Первая часть этого памятника, кончающаяся 1391 г., была исследована М.Н. Тихомировым и Л.Л. Муравьевой. [243] Вторая часть пользовалась меньшим вниманием. [244] Большинство погодных заметок Владимирского летописца за 1460/61 –1494/95 гг. представляет собой крайне сокращенное изложение известий, содержащихся в других летописях, прежде всего в великокняжеских сводах, а также в Типографской и некоторых других. Есть основание говорить об определенной провеликокняжеской направленности автора заметок — она связана, может быть, с его близостью к правительственному аппарату.
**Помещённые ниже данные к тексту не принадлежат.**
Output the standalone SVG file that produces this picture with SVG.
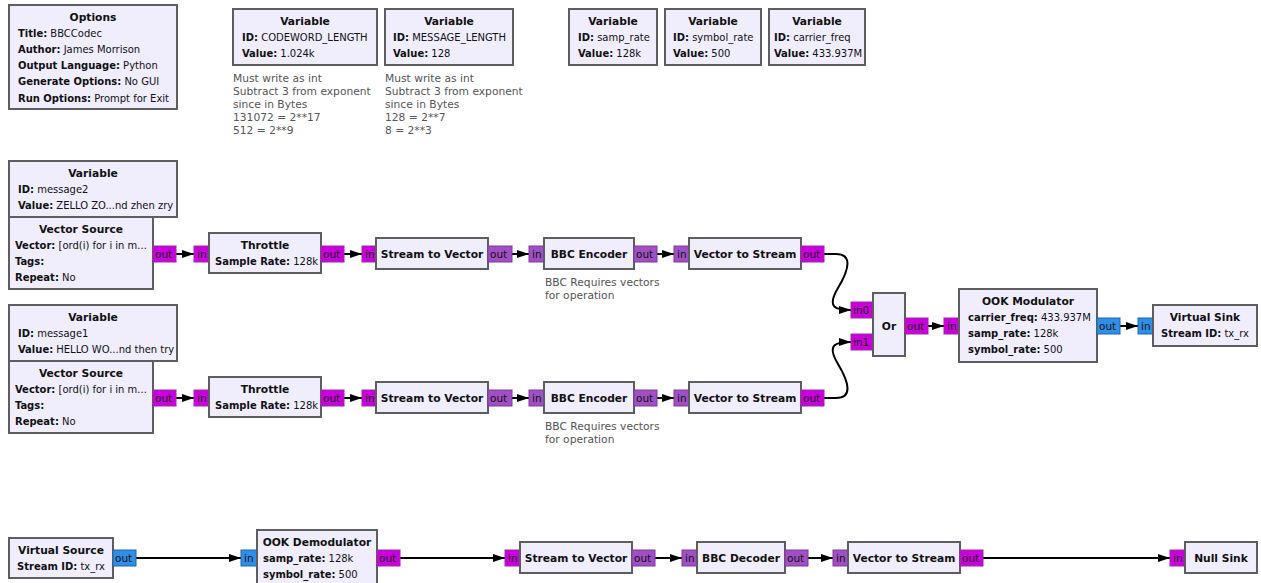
<svg xmlns="http://www.w3.org/2000/svg" width="1261" height="583" viewBox="0 0 1261 583">
<defs>
<style>
text{font-family:"DejaVu Sans","Liberation Sans",sans-serif;font-size:10.7px;fill:#111}
.k{font-family:"DejaVu Sans Condensed","DejaVu Sans","Liberation Sans Narrow",sans-serif;font-stretch:condensed;font-size:11.1px}
.b{font-weight:bold}
.t{font-weight:bold;text-anchor:middle}
.blk{fill:#f0edfd;stroke:#5e5e5e;stroke-width:2}
.pb{fill:#cc00dd;stroke:#9a2aa8;stroke-width:1}
.pv{fill:#a050c4;stroke:#7d3a9a;stroke-width:1}
.pc{fill:#2f8ee6;stroke:#1f66a8;stroke-width:1}
.pt{font-size:10.5px;fill:#111}
.note{fill:#555}
.w{fill:none;stroke:#000;stroke-width:2;marker-end:url(#ah)}
</style>
<marker id="ah" viewBox="0 0 12 8" refX="12" refY="4" markerWidth="12" markerHeight="8" markerUnits="userSpaceOnUse" orient="auto">
<path d="M0,0 L12,4 L0,8 z" fill="#000"/>
</marker>
</defs>
<rect width="1261" height="583" fill="#fff"/>

<g id="connectors">
<path class="w" d="M176,254 H194"/>
<path class="w" d="M344,254 H362"/>
<path class="w" d="M512,254 H529"/>
<path class="w" d="M657,254 H674"/>
<path class="w" d="M176,398 H194"/>
<path class="w" d="M344,398 H362"/>
<path class="w" d="M512,398 H529"/>
<path class="w" d="M657,398 H674"/>
<path class="w" d="M824,254 H836 C852,254 850,268 838,288 C826,308 836,310 851,310"/>
<path class="w" d="M824,398 H836 C852,398 850,384 838,364 C826,344 836,342 851,342"/>
<path class="w" d="M928,326 H944"/>
<path class="w" d="M1120,326 H1138"/>
<path class="w" d="M136,558 H241"/>
<path class="w" d="M400,558 H505"/>
<path class="w" d="M655,558 H682"/>
<path class="w" d="M808,558 H833"/>
<path class="w" d="M983,558 H1170"/>
</g>

<g id="options">
<rect class="blk" x="9" y="5" width="168" height="104"/>
<text class="t" x="93" y="21">Options</text>
<text class="k" x="18" y="37"><tspan class="b">Title:</tspan> BBCCodec</text>
<text class="k" x="18" y="53"><tspan class="b">Author:</tspan> James Morrison</text>
<text class="k" x="18" y="69"><tspan class="b">Output Language:</tspan> Python</text>
<text class="k" x="18" y="85"><tspan class="b">Generate Options:</tspan> No GUI</text>
<text class="k" x="18" y="102"><tspan class="b">Run Options:</tspan> Prompt for Exit</text>
</g>

<g id="var_codeword">
<rect class="blk" x="233" y="9" width="144" height="56"/>
<text class="t" x="305" y="25">Variable</text>
<text class="k" x="242" y="41"><tspan class="b">ID:</tspan> CODEWORD_LENGTH</text>
<text class="k" x="242" y="57"><tspan class="b">Value:</tspan> 1.024k</text>
<text class="note" x="233" y="82">Must write as int</text>
<text class="note" x="233" y="95">Subtract 3 from exponent</text>
<text class="note" x="233" y="108">since in Bytes</text>
<text class="note" x="233" y="121">131072 = 2**17</text>
<text class="note" x="233" y="134">512 = 2**9</text>
</g>

<g id="var_msglen">
<rect class="blk" x="385" y="9" width="128" height="56"/>
<text class="t" x="449" y="25">Variable</text>
<text class="k" x="393" y="41"><tspan class="b">ID:</tspan> MESSAGE_LENGTH</text>
<text class="k" x="393" y="57"><tspan class="b">Value:</tspan> 128</text>
<text class="note" x="385" y="82">Must write as int</text>
<text class="note" x="385" y="95">Subtract 3 from exponent</text>
<text class="note" x="385" y="108">since in Bytes</text>
<text class="note" x="385" y="121">128 = 2**7</text>
<text class="note" x="385" y="134">8 = 2**3</text>
</g>

<g id="var_samp_rate">
<rect class="blk" x="569" y="9" width="88" height="56"/>
<text class="t" x="613" y="25">Variable</text>
<text class="k" x="578" y="41"><tspan class="b">ID:</tspan> samp_rate</text>
<text class="k" x="578" y="57"><tspan class="b">Value:</tspan> 128k</text>
</g>

<g id="var_symbol_rate">
<rect class="blk" x="665" y="9" width="96" height="56"/>
<text class="t" x="713" y="25">Variable</text>
<text class="k" x="673" y="41"><tspan class="b">ID:</tspan> symbol_rate</text>
<text class="k" x="673" y="57"><tspan class="b">Value:</tspan> 500</text>
</g>

<g id="var_carrier_freq">
<rect class="blk" x="769" y="9" width="96" height="56"/>
<text class="t" x="817" y="25">Variable</text>
<text class="k" x="774" y="41"><tspan class="b">ID:</tspan> carrier_freq</text>
<text class="k" x="774" y="57"><tspan class="b">Value:</tspan> 433.937M</text>
</g>

<g id="var_message2">
<rect class="blk" x="9" y="161" width="168" height="56"/>
<text class="t" x="93" y="177">Variable</text>
<text class="k" x="18" y="193"><tspan class="b">ID:</tspan> message2</text>
<text class="k" x="18" y="209"><tspan class="b">Value:</tspan> ZELLO ZO...nd zhen zry</text>
</g>

<g id="vector_source_2">
<rect class="blk" x="9" y="217" width="144" height="72"/>
<text class="t" x="81" y="233">Vector Source</text>
<text class="k" x="15" y="249"><tspan class="b">Vector:</tspan> [ord(i) for i in m...</text>
<text class="k" x="15" y="265"><tspan class="b">Tags:</tspan></text>
<text class="k" x="15" y="281"><tspan class="b">Repeat:</tspan> No</text>
<rect class="pb" x="153" y="246" width="23" height="16"/>
<text class="pt" x="155" y="258">out</text>
</g>

<g id="throttle_2">
<rect class="pb" x="194" y="246" width="15" height="16"/>
<text class="pt" x="197" y="258">in</text>
<rect class="blk" x="209" y="233" width="112" height="40"/>
<text class="t" x="265" y="249">Throttle</text>
<text class="k" x="215" y="265"><tspan class="b">Sample Rate:</tspan> 128k</text>
<rect class="pb" x="321" y="246" width="23" height="16"/>
<text class="pt" x="323" y="258">out</text>
</g>

<g id="stream_to_vector_2">
<rect class="pb" x="362" y="246" width="14" height="16"/>
<text class="pt" x="365" y="258">in</text>
<rect class="blk" x="376" y="238" width="112" height="31"/>
<text class="t" x="432" y="258">Stream to Vector</text>
<rect class="pv" x="488" y="246" width="24" height="16"/>
<text class="pt" x="490" y="258">out</text>
</g>

<g id="bbc_encoder_2">
<rect class="pv" x="529" y="246" width="15" height="16"/>
<text class="pt" x="532" y="258">in</text>
<rect class="blk" x="544" y="238" width="90" height="31"/>
<text class="t" x="589" y="258">BBC Encoder</text>
<rect class="pv" x="634" y="246" width="23" height="16"/>
<text class="pt" x="636" y="258">out</text>
<text class="note" x="545" y="286">BBC Requires vectors</text>
<text class="note" x="545" y="299">for operation</text>
</g>

<g id="vector_to_stream_2">
<rect class="pv" x="674" y="246" width="15" height="16"/>
<text class="pt" x="677" y="258">in</text>
<rect class="blk" x="689" y="238" width="112" height="31"/>
<text class="t" x="745" y="258">Vector to Stream</text>
<rect class="pb" x="801" y="246" width="23" height="16"/>
<text class="pt" x="803" y="258">out</text>
</g>

<g id="var_message1">
<rect class="blk" x="9" y="305" width="168" height="56"/>
<text class="t" x="93" y="321">Variable</text>
<text class="k" x="18" y="337"><tspan class="b">ID:</tspan> message1</text>
<text class="k" x="18" y="353"><tspan class="b">Value:</tspan> HELLO WO...nd then try</text>
</g>

<g id="vector_source_1">
<rect class="blk" x="9" y="361" width="144" height="72"/>
<text class="t" x="81" y="377">Vector Source</text>
<text class="k" x="15" y="393"><tspan class="b">Vector:</tspan> [ord(i) for i in m...</text>
<text class="k" x="15" y="409"><tspan class="b">Tags:</tspan></text>
<text class="k" x="15" y="425"><tspan class="b">Repeat:</tspan> No</text>
<rect class="pb" x="153" y="390" width="23" height="16"/>
<text class="pt" x="155" y="402">out</text>
</g>

<g id="throttle_1">
<rect class="pb" x="194" y="390" width="15" height="16"/>
<text class="pt" x="197" y="402">in</text>
<rect class="blk" x="209" y="377" width="112" height="40"/>
<text class="t" x="265" y="393">Throttle</text>
<text class="k" x="215" y="409"><tspan class="b">Sample Rate:</tspan> 128k</text>
<rect class="pb" x="321" y="390" width="23" height="16"/>
<text class="pt" x="323" y="402">out</text>
</g>

<g id="stream_to_vector_1">
<rect class="pb" x="362" y="390" width="14" height="16"/>
<text class="pt" x="365" y="402">in</text>
<rect class="blk" x="376" y="382" width="112" height="31"/>
<text class="t" x="432" y="402">Stream to Vector</text>
<rect class="pv" x="488" y="390" width="24" height="16"/>
<text class="pt" x="490" y="402">out</text>
</g>

<g id="bbc_encoder_1">
<rect class="pv" x="529" y="390" width="15" height="16"/>
<text class="pt" x="532" y="402">in</text>
<rect class="blk" x="544" y="382" width="90" height="31"/>
<text class="t" x="589" y="402">BBC Encoder</text>
<rect class="pv" x="634" y="390" width="23" height="16"/>
<text class="pt" x="636" y="402">out</text>
<text class="note" x="545" y="430">BBC Requires vectors</text>
<text class="note" x="545" y="443">for operation</text>
</g>

<g id="vector_to_stream_1">
<rect class="pv" x="674" y="390" width="15" height="16"/>
<text class="pt" x="677" y="402">in</text>
<rect class="blk" x="689" y="382" width="112" height="31"/>
<text class="t" x="745" y="402">Vector to Stream</text>
<rect class="pb" x="801" y="390" width="23" height="16"/>
<text class="pt" x="803" y="402">out</text>
</g>

<g id="or">
<rect class="pb" x="851" y="302" width="22" height="16"/>
<text class="pt" x="853" y="314">in0</text>
<rect class="pb" x="851" y="334" width="22" height="16"/>
<text class="pt" x="853" y="346">in1</text>
<rect class="blk" x="873" y="293" width="32" height="63"/>
<text class="t" x="889" y="330">Or</text>
<rect class="pb" x="905" y="318" width="23" height="16"/>
<text class="pt" x="907" y="330">out</text>
</g>

<g id="ook_modulator">
<rect class="pb" x="944" y="318" width="15" height="16"/>
<text class="pt" x="947" y="330">in</text>
<rect class="blk" x="959" y="289" width="138" height="73"/>
<text class="t" x="1028" y="305">OOK Modulator</text>
<text class="k" x="968" y="321"><tspan class="b">carrier_freq:</tspan> 433.937M</text>
<text class="k" x="968" y="337"><tspan class="b">samp_rate:</tspan> 128k</text>
<text class="k" x="968" y="353"><tspan class="b">symbol_rate:</tspan> 500</text>
<rect class="pc" x="1097" y="318" width="23" height="16"/>
<text class="pt" x="1099" y="330">out</text>
</g>

<g id="virtual_sink">
<rect class="pc" x="1138" y="318" width="15" height="16"/>
<text class="pt" x="1141" y="330">in</text>
<rect class="blk" x="1153" y="305" width="104" height="41"/>
<text class="t" x="1205" y="321">Virtual Sink</text>
<text class="k" x="1161" y="337"><tspan class="b">Stream ID:</tspan> tx_rx</text>
</g>

<g id="virtual_source">
<rect class="blk" x="9" y="538" width="104" height="40"/>
<text class="t" x="61" y="554">Virtual Source</text>
<text class="k" x="17" y="570"><tspan class="b">Stream ID:</tspan> tx_rx</text>
<rect class="pc" x="113" y="550" width="23" height="16"/>
<text class="pt" x="115" y="562">out</text>
</g>

<g id="ook_demodulator">
<rect class="pc" x="241" y="550" width="16" height="16"/>
<text class="pt" x="244" y="562">in</text>
<rect class="blk" x="257" y="530" width="120" height="60"/>
<text class="t" x="317" y="546">OOK Demodulator</text>
<text class="k" x="263" y="562"><tspan class="b">samp_rate:</tspan> 128k</text>
<text class="k" x="263" y="578"><tspan class="b">symbol_rate:</tspan> 500</text>
<rect class="pb" x="377" y="550" width="23" height="16"/>
<text class="pt" x="379" y="562">out</text>
</g>

<g id="stream_to_vector_rx">
<rect class="pb" x="505" y="550" width="15" height="16"/>
<text class="pt" x="508" y="562">in</text>
<rect class="blk" x="520" y="542" width="112" height="31"/>
<text class="t" x="576" y="562">Stream to Vector</text>
<rect class="pv" x="632" y="550" width="23" height="16"/>
<text class="pt" x="634" y="562">out</text>
</g>

<g id="bbc_decoder">
<rect class="pv" x="682" y="550" width="15" height="16"/>
<text class="pt" x="685" y="562">in</text>
<rect class="blk" x="697" y="542" width="88" height="31"/>
<text class="t" x="741" y="562">BBC Decoder</text>
<rect class="pv" x="785" y="550" width="23" height="16"/>
<text class="pt" x="787" y="562">out</text>
</g>

<g id="vector_to_stream_rx">
<rect class="pv" x="833" y="550" width="15" height="16"/>
<text class="pt" x="836" y="562">in</text>
<rect class="blk" x="848" y="542" width="112" height="31"/>
<text class="t" x="904" y="562">Vector to Stream</text>
<rect class="pb" x="960" y="550" width="23" height="16"/>
<text class="pt" x="962" y="562">out</text>
</g>

<g id="null_sink">
<rect class="pb" x="1170" y="550" width="15" height="16"/>
<text class="pt" x="1173" y="562">in</text>
<rect class="blk" x="1185" y="542" width="72" height="31"/>
<text class="t" x="1221" y="562">Null Sink</text>
</g>
</svg>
В ряде случаев автор заметок уточняет сведения, сохранившиеся в других летописях. [245] Наибольший интерес представляют уникальные известия, не встречающиеся в других летописных памятниках. Под 1461/62 г. в сообщении о кончине Василия Темного перечислены все его сыновья, как живые, так и умершие. В других летописях этого текста нет, за исключением Степенной книги. [246] Под 1494/95 г. приводится подробный состав свиты великой княжны Елены при ее поездке в Вильно на свадьбу с Александром Литовским. Такой перечень встречается только в Посольской книге [247] и Разрядах. [248] По-видимому, автор заметок имел возможность пользоваться официальными документами такого рода. К уникальным относится и известие под 1480/81 г., посвященное событиям на Угре. [249] Оно характеризуется лаконичностью и полным отсутствием нарративного элемента, чем существенно отличается от других летописных рассказов об Угре. Однако основная особенность записи — наличие точных дат, отсутствующих в других источниках. Лаконичность известий и точная их датировка роднят запись Владимирского летописца с официальными документами типа походного дневника. Возможно, именно такие документы и были использованы при составлении записи.
Сопоставление Владимирского летописца с другими сохранившимися летописями, прежде всего с Московской по Уваровскому списку и Вологодско-Пермской, позволяет высказать гипотезу, что в указанных трех летописях, содержащих точную и непротиворечивую датировку событий, и отразились официальные записи документального характера типа походного дневника, аналогичные тем, которые велись в походах 1471, 1475/76 и 1477/78 гг. Почему эти записи сохранились только частично? Почему они не легли в основу официального (или официозного) летописного рассказа, а оказались разбросанными по разным непосредственно не связанным между собой памятникам? Это вопросы, на которые в настоящее время нет прямого, достаточно убедительного ответа. Но во всяком случае уже сейчас можно отметить три важных обстоятельства.
Во-первых, официальный великокняжеский летописный рассказ о событиях на Угре нам неизвестен: или его по каким-то причинам (каким?) не существовало, или он по каким-то причинам (каким?) до нас не дошел. В этом отношении Я.С. Лурье, вероятно, ближе к истине, чем его оппоненты: Лихачевский летописец не может претендовать на официальность уже по той причине, что в нем отсутствуют многие даты, содержащиеся в других летописях и имеющие, вероятно, официальное происхождение (впрочем, неофициальный характер Лихачевского летописца фактически признают, как мы видели, Б.М. Клосс и В.Д. Назаров).
Во-вторых, в составе летописных памятников более или менее отчетливо прослеживается тенденция, оппозиционная по отношению к Ивану III и его правительству. Наиболее резко эта тенденция выражена в софийско-львовском рассказе (Успенский летописец) и устюжских летописях. В оценке характера и причин этой тенденции мнения исследователей сильно расходятся. Если Я.С. Лурье, Б.М. Клосс и В.Д. Назаров (а также М.Н. Тихомиров и Л.В. Черепнин) склонны смягчать или отрицать тенденциозную направленность софийско-львовского рассказа и других оппозиционных текстов, отмечая их объективность и достоверность, то К.В. Базилевич, П.Н. Павлов, В.В. Каргалов и Р.Г. Скрынников (а в прошлом Г.Ф. Карпов и А.Е. Пресняков), напротив, подчеркивают эту тенденциозность, видят в ней враждебное отношение к великому князю и ищут корни ее в социально-политической действительности эпохи. Так источниковедческая проблема анализа летописных известий перерастает в проблему реально-историческую — в анализ характера политических отношений в верхних слоях русского общества при Иване III. Оппозицию, отразившуюся в тенденциозном изображении событий на Угре, исследователи видят то в консервативной удельно-княжеской среде (Г.Ф. Карпов), то в среде церковных иерархов (А.Е. Пресняков, Р.Г. Скрынников, отчасти П.Н. Павлов), то среди московского боярства (П.Н. Павлов). Но в любом случае вопрос выходит далеко за рамки событий, непосредственно связанных с борьбой на Угре, и ведет к исследованию более общих проблем истории конца XV в.